UKIP, United Kingdom Independent Party, a, certes, le vent en poupe au Royaume-Uni, mais sans doute ne faut-il pas se fier aux apparences d’une part, et encore convient-il de voir dans cet engouement provisoire la méfiance profonde que les britanniques ont toujours ressenti vis à vis de l’Union Européenne d’autre part. En effet si les sondages montrent que le parti fourre-tout pré-cité semble sur le point d’arriver en tête des suffrages de la prochaine élection à l’assemblée de l’UE, cela ne signifie pas nécessairement que les sujets de sa gracieuse majesté ont opté pour une dérive fascisante, peut-être cela signifie-t-il plutôt qu’ils sont prêts à envoyer les premiers plaisantins venus dans une assemblée qui ne les concerne pas, mais pour le parlement britannique c’est une autre affaire.
Certes Nigel Farage, le leader de UKIP, a pris un avantage très net au cours des débats télévisés préalables à l’élection européenne, mais, là aussi, encore faut-il se souvenir que David Cameron, le premier ministre conservateur, chef du gouvernement de coalition, avait habilement évité ces confrontations et décidé, courageusement selon son habitude, d’envoyer son vice-premier ministre LibDem, Nick Clegg, surtout connu pour sa capacité à avaler des couleuvres et pour son mimétisme de girouette. Cependant l’électeur britannique moyen semble s’offrir un divertissement avec l’Europe, car un sondage réalisé en mars par ICM et le Guardian montre deux conclusions intéressantes : d’une part lorsqu’il s’agit de choses sérieuses, entendez les élections législatives à venir, UKIP retrouve sa quatrième place, et le choix serré, de toute évidence, se jouera entre Labour et Tories ; d’autre part le même sondage montre que UKIP arrive bien en tête, avec 58%, mais au classement du parti le plus détesté et le plus impopulaire !

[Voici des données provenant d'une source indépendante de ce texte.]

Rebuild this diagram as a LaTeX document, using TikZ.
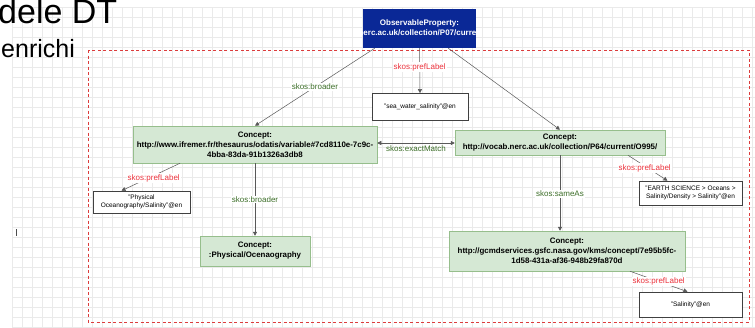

Rien n’est gravé dans le marbre, bien évidemment, mais tous les sondages, récents et plus éloignés, pour les prochaines législatives prouvent que la confrontation et la survie de UKIP va intervenir au niveau de la troisième place avec les LibDems, c’est-à-dire le partage des miettes dans le scrutin uninominal à un tour du Royaume-Uni. En d’autres termes, pour reprendre une métaphore sportive qui fait référence au cyclisme et à l’athlétisme, le candidat qui franchit la ligne d’arrivée le premier est élu, quel que soit son score, symbole du système bipartite qui broie les petits partis. Par ailleurs, si UKIP a connu son heure de gloire avec les élections locales de 2013 en gagnant 139 sièges, il est important de savoir, comme le rappelle judicieusement le Guardian du 14 mai, que depuis cette échéance électorale UKIP a perdu plus de 10% de ses élus, lassés par les dérives racistes et par l’absence totale de ligne politique directrice.
En conclusion, une fois terminée la parenthèse européenne les électeurs britanniques semblent déterminés à reprendre leurs esprits et à revenir à la bataille habituelle qui s’annonce plus serrée que prévue pour 2015, dernier délai, à moins que Cameron, débarrassé de la menace Boris Johnson sur son leadership, ne décide les anticiper comme il en a le droit.